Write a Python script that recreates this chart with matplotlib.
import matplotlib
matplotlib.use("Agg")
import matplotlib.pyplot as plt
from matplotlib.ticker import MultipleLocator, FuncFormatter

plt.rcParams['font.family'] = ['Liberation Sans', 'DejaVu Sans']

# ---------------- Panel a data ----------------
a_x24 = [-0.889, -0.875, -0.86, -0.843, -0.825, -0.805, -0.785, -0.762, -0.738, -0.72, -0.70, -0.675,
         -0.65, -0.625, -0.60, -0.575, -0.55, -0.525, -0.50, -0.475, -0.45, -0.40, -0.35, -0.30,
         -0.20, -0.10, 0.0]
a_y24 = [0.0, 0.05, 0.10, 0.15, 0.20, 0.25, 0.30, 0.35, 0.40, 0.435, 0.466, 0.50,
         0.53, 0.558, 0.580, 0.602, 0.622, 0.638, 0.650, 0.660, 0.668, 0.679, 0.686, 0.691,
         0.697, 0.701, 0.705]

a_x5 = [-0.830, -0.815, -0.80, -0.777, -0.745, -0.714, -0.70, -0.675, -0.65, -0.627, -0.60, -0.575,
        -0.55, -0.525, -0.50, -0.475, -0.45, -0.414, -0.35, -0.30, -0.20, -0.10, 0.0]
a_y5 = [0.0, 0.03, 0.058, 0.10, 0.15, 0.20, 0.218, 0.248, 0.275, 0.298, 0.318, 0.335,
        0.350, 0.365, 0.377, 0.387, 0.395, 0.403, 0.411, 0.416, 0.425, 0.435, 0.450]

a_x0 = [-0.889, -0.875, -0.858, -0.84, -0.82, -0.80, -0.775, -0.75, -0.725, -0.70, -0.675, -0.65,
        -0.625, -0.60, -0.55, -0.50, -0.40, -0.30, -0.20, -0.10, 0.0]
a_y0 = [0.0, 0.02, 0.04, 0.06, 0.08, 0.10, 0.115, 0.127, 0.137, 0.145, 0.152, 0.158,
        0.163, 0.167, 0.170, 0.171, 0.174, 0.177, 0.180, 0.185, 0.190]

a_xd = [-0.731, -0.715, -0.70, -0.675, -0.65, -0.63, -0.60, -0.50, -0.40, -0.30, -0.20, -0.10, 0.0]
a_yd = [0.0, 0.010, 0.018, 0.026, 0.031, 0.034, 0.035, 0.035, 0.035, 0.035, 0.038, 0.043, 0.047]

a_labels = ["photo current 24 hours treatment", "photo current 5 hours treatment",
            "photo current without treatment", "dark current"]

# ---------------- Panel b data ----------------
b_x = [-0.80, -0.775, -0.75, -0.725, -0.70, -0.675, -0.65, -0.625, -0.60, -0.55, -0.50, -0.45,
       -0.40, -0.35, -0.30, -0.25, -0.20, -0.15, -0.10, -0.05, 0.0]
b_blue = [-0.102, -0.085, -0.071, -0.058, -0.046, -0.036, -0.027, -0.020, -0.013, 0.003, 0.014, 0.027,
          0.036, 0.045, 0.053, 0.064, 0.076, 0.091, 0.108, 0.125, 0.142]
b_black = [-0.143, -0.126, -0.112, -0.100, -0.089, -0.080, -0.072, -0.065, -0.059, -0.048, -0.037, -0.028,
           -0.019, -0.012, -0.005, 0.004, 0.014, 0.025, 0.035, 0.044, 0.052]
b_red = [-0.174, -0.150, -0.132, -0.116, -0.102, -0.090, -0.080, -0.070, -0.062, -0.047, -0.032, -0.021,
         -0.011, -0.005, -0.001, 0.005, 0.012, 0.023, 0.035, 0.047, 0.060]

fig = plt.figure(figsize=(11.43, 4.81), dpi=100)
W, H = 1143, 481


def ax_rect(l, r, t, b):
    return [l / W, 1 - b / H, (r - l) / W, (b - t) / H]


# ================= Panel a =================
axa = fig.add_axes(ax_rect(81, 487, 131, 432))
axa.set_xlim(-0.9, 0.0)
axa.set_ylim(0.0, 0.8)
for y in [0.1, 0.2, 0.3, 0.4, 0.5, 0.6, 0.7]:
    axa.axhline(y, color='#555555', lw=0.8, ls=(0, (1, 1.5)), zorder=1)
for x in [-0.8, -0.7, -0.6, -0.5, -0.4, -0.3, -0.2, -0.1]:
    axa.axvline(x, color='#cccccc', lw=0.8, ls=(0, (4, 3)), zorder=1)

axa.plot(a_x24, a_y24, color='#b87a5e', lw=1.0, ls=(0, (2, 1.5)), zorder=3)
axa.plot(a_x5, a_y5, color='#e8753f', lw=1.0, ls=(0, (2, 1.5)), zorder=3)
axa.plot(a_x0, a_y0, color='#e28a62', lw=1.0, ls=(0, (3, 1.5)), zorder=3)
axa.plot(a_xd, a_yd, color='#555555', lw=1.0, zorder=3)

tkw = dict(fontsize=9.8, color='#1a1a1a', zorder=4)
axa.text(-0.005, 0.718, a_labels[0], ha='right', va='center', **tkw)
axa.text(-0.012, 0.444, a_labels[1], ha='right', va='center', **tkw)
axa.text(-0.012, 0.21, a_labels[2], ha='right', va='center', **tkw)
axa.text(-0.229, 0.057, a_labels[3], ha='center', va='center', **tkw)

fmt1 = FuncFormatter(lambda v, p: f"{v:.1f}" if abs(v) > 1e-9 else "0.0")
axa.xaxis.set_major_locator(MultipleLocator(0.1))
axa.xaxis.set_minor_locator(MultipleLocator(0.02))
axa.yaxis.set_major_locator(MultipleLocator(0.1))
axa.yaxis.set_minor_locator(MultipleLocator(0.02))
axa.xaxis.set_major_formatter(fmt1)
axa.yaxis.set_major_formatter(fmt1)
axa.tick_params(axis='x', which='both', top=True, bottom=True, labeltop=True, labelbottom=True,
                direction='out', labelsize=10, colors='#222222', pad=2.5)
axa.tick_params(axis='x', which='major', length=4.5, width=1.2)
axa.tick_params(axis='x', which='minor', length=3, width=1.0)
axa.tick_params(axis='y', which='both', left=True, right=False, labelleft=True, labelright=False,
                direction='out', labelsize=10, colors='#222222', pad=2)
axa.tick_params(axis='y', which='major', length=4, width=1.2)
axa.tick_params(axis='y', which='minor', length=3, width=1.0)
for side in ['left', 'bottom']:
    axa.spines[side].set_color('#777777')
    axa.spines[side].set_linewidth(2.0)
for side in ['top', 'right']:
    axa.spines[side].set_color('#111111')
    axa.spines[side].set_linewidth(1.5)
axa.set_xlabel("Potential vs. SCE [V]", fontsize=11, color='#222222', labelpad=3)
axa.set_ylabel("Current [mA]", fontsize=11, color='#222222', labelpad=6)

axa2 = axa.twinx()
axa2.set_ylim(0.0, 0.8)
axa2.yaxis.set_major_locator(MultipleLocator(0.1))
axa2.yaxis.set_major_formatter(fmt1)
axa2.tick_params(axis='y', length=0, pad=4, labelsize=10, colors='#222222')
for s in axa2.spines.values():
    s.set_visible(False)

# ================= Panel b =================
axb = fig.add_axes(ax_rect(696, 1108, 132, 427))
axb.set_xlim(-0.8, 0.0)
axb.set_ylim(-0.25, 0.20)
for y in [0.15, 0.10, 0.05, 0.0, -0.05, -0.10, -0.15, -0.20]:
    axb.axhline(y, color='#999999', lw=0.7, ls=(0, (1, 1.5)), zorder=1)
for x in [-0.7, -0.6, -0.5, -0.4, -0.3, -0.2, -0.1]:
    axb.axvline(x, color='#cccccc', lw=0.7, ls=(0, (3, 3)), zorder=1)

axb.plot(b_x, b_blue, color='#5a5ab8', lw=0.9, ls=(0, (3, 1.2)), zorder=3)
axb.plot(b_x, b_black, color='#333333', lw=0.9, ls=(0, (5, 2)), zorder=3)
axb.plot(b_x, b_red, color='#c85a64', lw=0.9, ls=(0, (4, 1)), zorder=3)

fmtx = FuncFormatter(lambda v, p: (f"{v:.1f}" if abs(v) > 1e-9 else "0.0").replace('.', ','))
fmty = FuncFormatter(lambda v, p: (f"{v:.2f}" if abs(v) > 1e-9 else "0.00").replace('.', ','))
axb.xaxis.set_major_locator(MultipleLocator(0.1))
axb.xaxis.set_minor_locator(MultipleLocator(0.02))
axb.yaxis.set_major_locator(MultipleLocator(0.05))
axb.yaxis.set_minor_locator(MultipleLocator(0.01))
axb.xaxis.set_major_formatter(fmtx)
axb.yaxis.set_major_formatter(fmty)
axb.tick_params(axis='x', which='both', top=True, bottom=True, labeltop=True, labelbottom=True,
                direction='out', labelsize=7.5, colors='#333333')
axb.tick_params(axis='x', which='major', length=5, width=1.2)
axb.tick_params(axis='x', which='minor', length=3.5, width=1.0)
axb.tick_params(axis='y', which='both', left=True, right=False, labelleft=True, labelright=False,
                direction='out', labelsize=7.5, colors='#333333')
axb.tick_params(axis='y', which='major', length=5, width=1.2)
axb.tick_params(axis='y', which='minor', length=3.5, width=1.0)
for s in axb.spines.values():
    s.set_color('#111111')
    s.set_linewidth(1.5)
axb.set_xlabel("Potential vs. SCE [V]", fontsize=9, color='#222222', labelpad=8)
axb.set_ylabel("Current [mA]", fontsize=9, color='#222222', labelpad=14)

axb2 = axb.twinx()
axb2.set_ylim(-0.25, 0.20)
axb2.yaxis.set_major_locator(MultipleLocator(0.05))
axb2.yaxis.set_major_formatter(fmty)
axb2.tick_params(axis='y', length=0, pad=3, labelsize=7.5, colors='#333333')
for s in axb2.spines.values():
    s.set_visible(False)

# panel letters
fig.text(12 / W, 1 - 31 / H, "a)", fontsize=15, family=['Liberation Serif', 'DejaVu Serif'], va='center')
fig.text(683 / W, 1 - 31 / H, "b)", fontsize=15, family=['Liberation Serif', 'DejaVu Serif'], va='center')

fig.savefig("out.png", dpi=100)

_Task requirements_:
Word for word, reproduce the listing above from its start up to and including the line that has "plt.rcParams['font.family'] = ['Liberation". Give only those lines.

_Exercise output_:
Write a Python script that recreates this chart with matplotlib.
import matplotlib
matplotlib.use("Agg")
import matplotlib.pyplot as plt
from matplotlib.ticker import MultipleLocator, FuncFormatter

plt.rcParams['font.family'] = ['Liberation Sans', 'DejaVu Sans']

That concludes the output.